MONGOLIA—Mongolians want stronger citizen control over government programs and offices to help check corruption in their country.

This was among the key findings of the tenth semi-annual Mongolia Corruption Benchmarking Survey (CBS) carried out by The Asia Foundation’s Mongolia office and released 9 December 2010.

The CBS shows that Mongolian households continue to carry the burden of paying for corruption.

The survey is “the only tool that measures both public perceptions of institutional corruption, and the impact of petty corruption on the day-to-day life of Mongolian households,” says The Asia Foundation.

For the first time since the survey started in 2006, more Mongolians identify greater citizen involvement as a top corruption prevention measure—more than perfecting legislation and strong punitive measures.

Most of those interviewed says the government’s Independent Authority Against Corruption, which was created in late 2006, should still lead anti-corruption efforts.

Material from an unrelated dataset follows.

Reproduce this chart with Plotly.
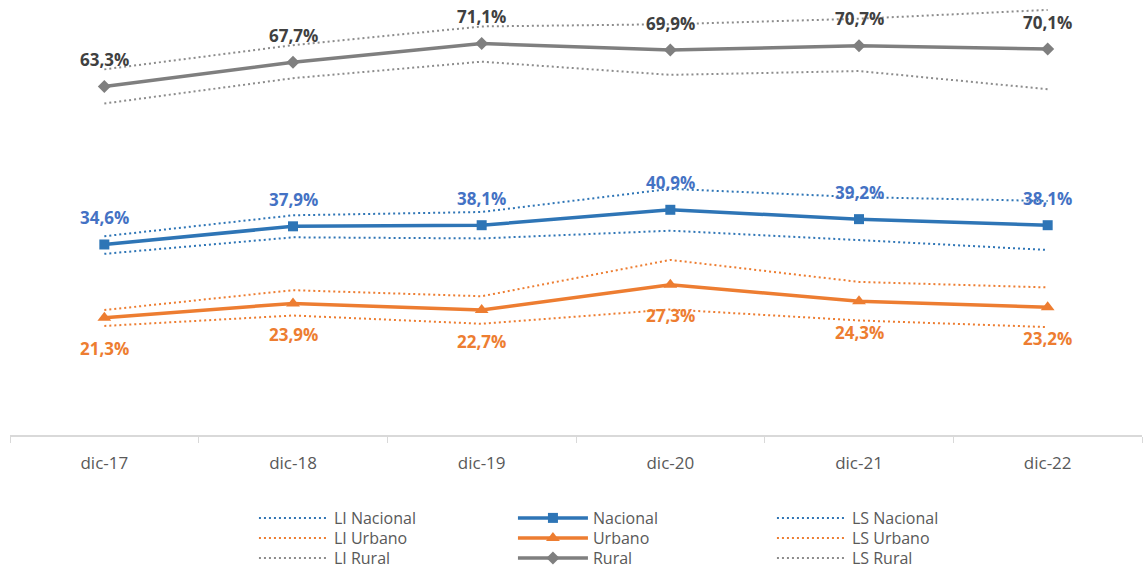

However, public confidence in this body has also declined.

Consistent with past CBS, the land authority, mining, and judiciary continue to be perceived as the most corrupt sectors.

CBS findings are based on random, face-to-face interviews of a sample of 1,000 adults.

The sampling error (Sample Size=1000 with 95% probability) for the true value of 10 percent is +/-1.8 percent, for 20 percent is +/-2.5 percent, for 40 percent +/- 3 percent.